No caso da população em situação de rua, criminalizá-los com arquitetura hostil, retirar os pertences deles, lavar as praças nas madrugadas, varrê-los do centro como se fossem sujeira. No caso da população egressa do sistema carcerário, “bandido bom é bandido morto”. Se tem passagem pela polícia, então já há uma desqualificação absoluta do valor da vida dessas pessoas, né? Também não há uma ação para as mulheres que sofrem violência doméstica e que não conseguem ser acolhidas pelo Estado pelo mesmo motivo. O sistema branco patriarcal e rico, que faz com que a vida das mulheres, quando pobres, não tenha nenhum valor.

Então, o Estado é cúmplice desses crimes. Por isso, é necessário que a sociedade civil se organize, ganhe força pela união que advém da organização e construa esses projetos, e mostre os caminhos para o Executivo. Porque não é por inocência que eles não fazem. E isso mostra os caminhos para o resto da sociedade não organizada, para eles entenderem que o poder de fato pertence ao povo, que o exerce diretamente, subsidiariamente, indiretamente a partir de seus representantes

E tenho certeza que essa iniciativa servirá de referência, de espelho, para outras pelo Brasil afora. “É possível”, esse é o recado que nós queremos mandar.
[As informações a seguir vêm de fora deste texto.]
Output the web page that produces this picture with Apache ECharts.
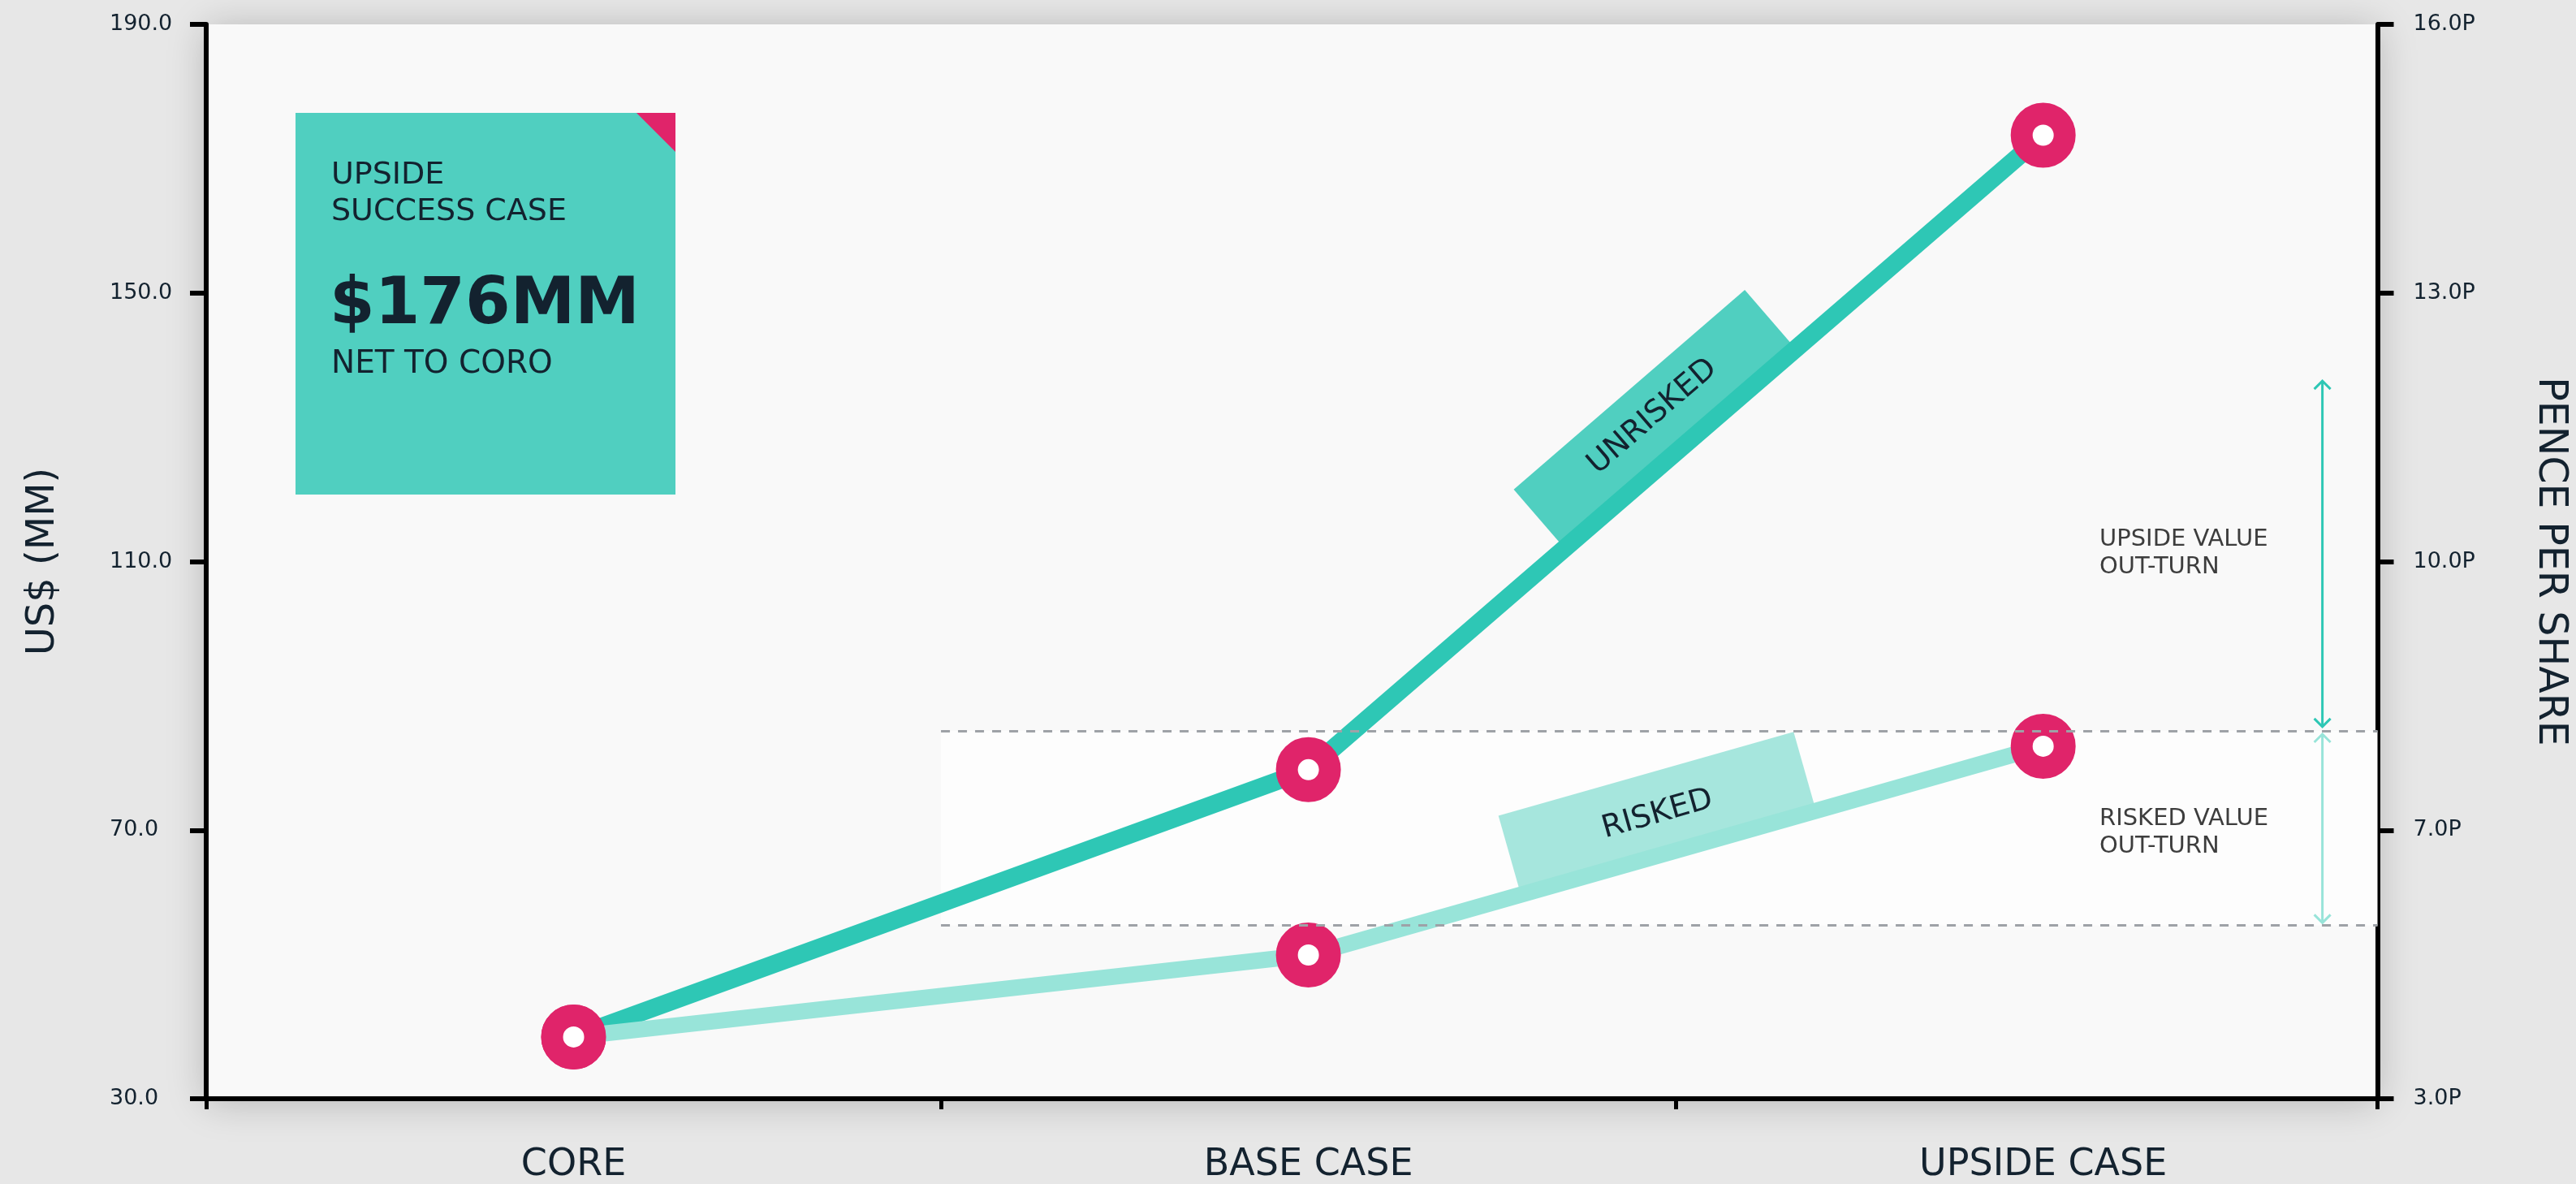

Você acredita que a visibilidade cada vez maior que você está tendo pode realmente ajudar a protegê-lo das ameaças que vem sofrendo?

Olha, eu acredito que a visibilidade, que é produto dessa atuação ousada de enfrentamento aos donos do poder, portanto conflituosa, coloca a nossa vida em risco. Porém, a hipervisibilidade, com o engajamento de cada vez mais pessoas com as nossas ações, projetos, ideias, que têm graças a Deus uma capacidade de convergência muito grande, nos traz segurança. Com toda certeza.

Já que estamos falando de esperança, quer deixar alguma mensagem de alento para aqueles que acompanham a sua luta?

Como diz o poeta, é preciso um coração em chamas pra manter os sonhos aquecidos. Que a gente tenha a capacidade de acender fogueiras e iluminar os lugares onde passamos, para que a gente consiga sair dessa noite escura e tenebrosa na qual a humanidade está submersa.